When your board enters a meeting with unclear expectations, not enough preparation and an overpacked agenda, nonprofit board meetings can quickly turn to “bored” meetings.
But, with a little planning and preparation, you can ensure your meeting accomplishes its ultimate goal: making certain your organization is fulfilling its mission. If you want to get the most out of your meetings, keep reading—we’ve got a few ideas and nonprofit giveaways that’ll help.
#1: Define your goals
Are you voting on new objectives? Making budget decisions? Discussing a potential new policy? Be sure everyone at the meeting is aware of your focus points and has pre-meeting access to the material that will help with decision-making, including:
- Financial reports.
- Policy drafts.
- Mission and values statements.
#2: Create a 20/20 agenda
When you’re putting together an agenda, it’s very easy to keep adding “one more thing” until the agenda becomes too full. The result? Not enough time for discussion and an excessively long meeting where less is accomplished.
To alleviate this, consider the 20/20 rule—remove 20% of your agenda and add 20% more discussion time. This will help ensure every topic gets the attention it deserves.
#3: Plan and prepare
There’s a common aphorism that states: “When you fail to plan, you plan to fail,” and this is especially true when it comes to nonprofit board meetings. With a limited amount of time to gather, it’s all too easy for meetings to get off track. Loose agendas, equipment failures or any other issue can stall productivity. To combat this, do the following a week prior to the meeting:
- Send out the agenda, along with all documentation that should be reviewed beforehand.
- Verify that you have a meeting room with sufficient space and presentation equipment and/or an online meeting option.
- Test all the equipment, presentations and, if necessary, board member hardware and software configuration.
- Create a backup plan, whether it involves printing paper copies of presentations or setting up a phone number to call into if an online meeting fails.
If you’re hosting an in-person meeting, have a few copies of any paperwork presentations in folders that can be passed out if equipment goes down. If the meeting is online, USB drives can be sent out in advance to ensure a weak internet connection doesn’t keep someone from having all the facts.
#4: Encourage generative thinking
While meetings are often about answering questions or making decisions, one of the best things you can do for your organization is to have your board take some time to do generative thinking. By thinking about the big picture, what’s coming, new ideas that can be applied to your organization, and other broad discussion points, your board can help the organization answer the question, “What problem are we solving?” in new and exciting ways.
Make idea-producing more productive with nonprofit giveaways. Hand everyone a pen and notebook, set a timer, offer a topic and ask everyone to brainstorm for five minutes. Then open the floor to discussion and encourage people to write down more ideas. At the end the best ideas can be added to the meeting minutes.
#5: End with next steps
As the meeting draws to a close, make sure the discussion and note-taking concludes with exacting next steps, like:
- Let persons A, B and C know our decision on this matter.

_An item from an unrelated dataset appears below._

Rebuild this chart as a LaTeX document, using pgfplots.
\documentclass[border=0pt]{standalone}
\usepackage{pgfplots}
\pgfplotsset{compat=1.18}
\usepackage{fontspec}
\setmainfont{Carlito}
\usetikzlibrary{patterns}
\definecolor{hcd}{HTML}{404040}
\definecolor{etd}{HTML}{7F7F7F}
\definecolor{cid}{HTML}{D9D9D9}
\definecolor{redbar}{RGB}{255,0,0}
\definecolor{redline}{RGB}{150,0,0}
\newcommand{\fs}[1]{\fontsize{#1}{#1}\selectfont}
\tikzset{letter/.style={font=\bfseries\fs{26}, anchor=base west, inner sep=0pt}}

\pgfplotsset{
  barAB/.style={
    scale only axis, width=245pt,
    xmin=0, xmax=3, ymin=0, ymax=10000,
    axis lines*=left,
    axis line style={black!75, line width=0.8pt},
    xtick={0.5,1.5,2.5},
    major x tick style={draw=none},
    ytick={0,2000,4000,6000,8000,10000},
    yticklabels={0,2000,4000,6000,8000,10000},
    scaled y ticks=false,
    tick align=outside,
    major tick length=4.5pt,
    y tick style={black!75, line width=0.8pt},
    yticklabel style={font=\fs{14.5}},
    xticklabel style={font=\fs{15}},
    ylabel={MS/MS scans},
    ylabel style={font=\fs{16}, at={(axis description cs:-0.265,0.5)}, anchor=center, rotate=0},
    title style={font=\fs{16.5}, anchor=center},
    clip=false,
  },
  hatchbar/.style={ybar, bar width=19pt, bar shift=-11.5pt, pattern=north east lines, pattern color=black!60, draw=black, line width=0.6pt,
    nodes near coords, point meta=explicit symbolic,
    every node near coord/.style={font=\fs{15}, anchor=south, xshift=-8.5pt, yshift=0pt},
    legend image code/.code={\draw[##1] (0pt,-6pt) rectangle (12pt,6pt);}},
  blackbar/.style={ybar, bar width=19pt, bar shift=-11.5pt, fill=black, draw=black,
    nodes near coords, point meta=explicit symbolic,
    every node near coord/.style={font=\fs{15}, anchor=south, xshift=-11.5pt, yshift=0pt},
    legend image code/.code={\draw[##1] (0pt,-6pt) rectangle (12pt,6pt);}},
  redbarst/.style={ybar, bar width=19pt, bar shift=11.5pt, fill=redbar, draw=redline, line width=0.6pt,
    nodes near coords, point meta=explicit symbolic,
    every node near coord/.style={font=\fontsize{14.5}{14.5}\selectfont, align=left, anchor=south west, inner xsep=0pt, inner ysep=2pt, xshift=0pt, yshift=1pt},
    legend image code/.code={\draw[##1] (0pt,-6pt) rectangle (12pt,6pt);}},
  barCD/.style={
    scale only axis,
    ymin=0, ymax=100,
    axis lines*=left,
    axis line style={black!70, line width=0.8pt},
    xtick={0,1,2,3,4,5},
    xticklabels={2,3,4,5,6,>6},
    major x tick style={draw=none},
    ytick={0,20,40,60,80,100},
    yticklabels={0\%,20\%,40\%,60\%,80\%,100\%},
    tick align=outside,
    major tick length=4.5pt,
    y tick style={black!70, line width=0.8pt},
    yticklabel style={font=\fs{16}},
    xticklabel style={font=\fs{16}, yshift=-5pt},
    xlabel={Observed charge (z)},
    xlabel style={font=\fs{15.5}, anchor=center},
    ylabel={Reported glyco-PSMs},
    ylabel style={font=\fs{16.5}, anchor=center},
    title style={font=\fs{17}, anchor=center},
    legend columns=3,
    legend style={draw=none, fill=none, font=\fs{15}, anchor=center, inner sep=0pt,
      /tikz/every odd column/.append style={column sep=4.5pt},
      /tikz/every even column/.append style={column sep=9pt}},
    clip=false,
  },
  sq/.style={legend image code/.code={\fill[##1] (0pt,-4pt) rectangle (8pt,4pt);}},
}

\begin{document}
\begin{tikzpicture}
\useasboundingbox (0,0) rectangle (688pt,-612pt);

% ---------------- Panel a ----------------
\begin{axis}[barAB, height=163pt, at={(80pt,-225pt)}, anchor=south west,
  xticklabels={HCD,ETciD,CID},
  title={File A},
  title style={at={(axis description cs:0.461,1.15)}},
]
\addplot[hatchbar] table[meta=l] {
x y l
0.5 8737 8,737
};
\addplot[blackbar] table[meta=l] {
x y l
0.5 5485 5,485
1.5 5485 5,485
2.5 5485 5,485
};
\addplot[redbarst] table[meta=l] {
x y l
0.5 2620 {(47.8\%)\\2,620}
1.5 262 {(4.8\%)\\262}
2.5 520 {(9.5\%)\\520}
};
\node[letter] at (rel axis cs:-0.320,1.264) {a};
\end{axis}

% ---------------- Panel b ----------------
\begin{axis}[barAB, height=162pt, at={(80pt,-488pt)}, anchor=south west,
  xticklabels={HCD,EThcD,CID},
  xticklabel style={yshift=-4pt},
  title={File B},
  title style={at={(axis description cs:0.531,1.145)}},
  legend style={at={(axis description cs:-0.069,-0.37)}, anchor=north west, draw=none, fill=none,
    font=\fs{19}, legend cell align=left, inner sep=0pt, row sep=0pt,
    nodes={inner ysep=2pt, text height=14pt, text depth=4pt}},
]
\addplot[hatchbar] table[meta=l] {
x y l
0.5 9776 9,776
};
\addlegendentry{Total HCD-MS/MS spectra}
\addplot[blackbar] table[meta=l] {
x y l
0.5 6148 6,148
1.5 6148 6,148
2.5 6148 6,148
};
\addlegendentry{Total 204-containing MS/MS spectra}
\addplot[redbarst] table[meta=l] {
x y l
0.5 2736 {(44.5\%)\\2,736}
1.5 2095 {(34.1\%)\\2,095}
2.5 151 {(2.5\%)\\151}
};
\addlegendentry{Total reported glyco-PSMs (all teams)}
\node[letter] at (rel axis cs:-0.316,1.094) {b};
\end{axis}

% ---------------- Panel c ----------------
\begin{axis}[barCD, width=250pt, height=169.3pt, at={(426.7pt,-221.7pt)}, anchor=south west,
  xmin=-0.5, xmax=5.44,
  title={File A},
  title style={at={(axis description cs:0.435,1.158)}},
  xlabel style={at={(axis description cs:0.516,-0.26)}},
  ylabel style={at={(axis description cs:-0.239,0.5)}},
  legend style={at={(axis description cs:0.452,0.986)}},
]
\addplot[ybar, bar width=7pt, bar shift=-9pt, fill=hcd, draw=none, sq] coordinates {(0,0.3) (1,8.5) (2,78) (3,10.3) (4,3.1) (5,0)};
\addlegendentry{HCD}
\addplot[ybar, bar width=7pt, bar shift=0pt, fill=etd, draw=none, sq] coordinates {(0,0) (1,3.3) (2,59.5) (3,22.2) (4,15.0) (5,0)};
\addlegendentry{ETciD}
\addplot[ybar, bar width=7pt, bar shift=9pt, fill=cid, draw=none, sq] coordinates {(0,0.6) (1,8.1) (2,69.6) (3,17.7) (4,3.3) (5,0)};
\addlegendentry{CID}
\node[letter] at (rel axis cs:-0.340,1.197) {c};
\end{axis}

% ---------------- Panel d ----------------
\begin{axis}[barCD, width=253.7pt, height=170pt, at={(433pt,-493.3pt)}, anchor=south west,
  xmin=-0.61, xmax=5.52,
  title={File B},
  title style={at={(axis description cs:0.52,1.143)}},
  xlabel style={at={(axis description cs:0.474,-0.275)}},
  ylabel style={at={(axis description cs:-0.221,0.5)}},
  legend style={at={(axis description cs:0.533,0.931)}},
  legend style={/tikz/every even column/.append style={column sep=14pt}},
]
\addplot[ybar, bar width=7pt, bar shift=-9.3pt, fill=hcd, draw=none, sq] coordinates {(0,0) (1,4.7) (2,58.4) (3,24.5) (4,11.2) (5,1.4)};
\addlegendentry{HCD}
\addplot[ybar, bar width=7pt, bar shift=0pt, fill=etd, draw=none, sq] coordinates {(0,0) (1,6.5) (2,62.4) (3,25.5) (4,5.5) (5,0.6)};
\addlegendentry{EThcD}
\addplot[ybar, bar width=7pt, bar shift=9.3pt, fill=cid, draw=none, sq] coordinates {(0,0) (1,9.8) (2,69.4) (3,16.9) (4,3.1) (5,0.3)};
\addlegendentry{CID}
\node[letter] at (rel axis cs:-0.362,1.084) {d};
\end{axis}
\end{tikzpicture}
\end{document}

- Document which items have been tabled for the next meeting.
- Appoint persons X, Y and Z to gather data on a potential concern that may need to be addressed.
By drilling down to this level of detail, the meeting can end with a sense of accomplishment—and the next one can be just as productive.
Better meetings, better organizations
When your nonprofit board meeting is correctly planned and executed, your board is able to answer more questions, address more issues and help you look to the future. And that future will look just a little bit brighter.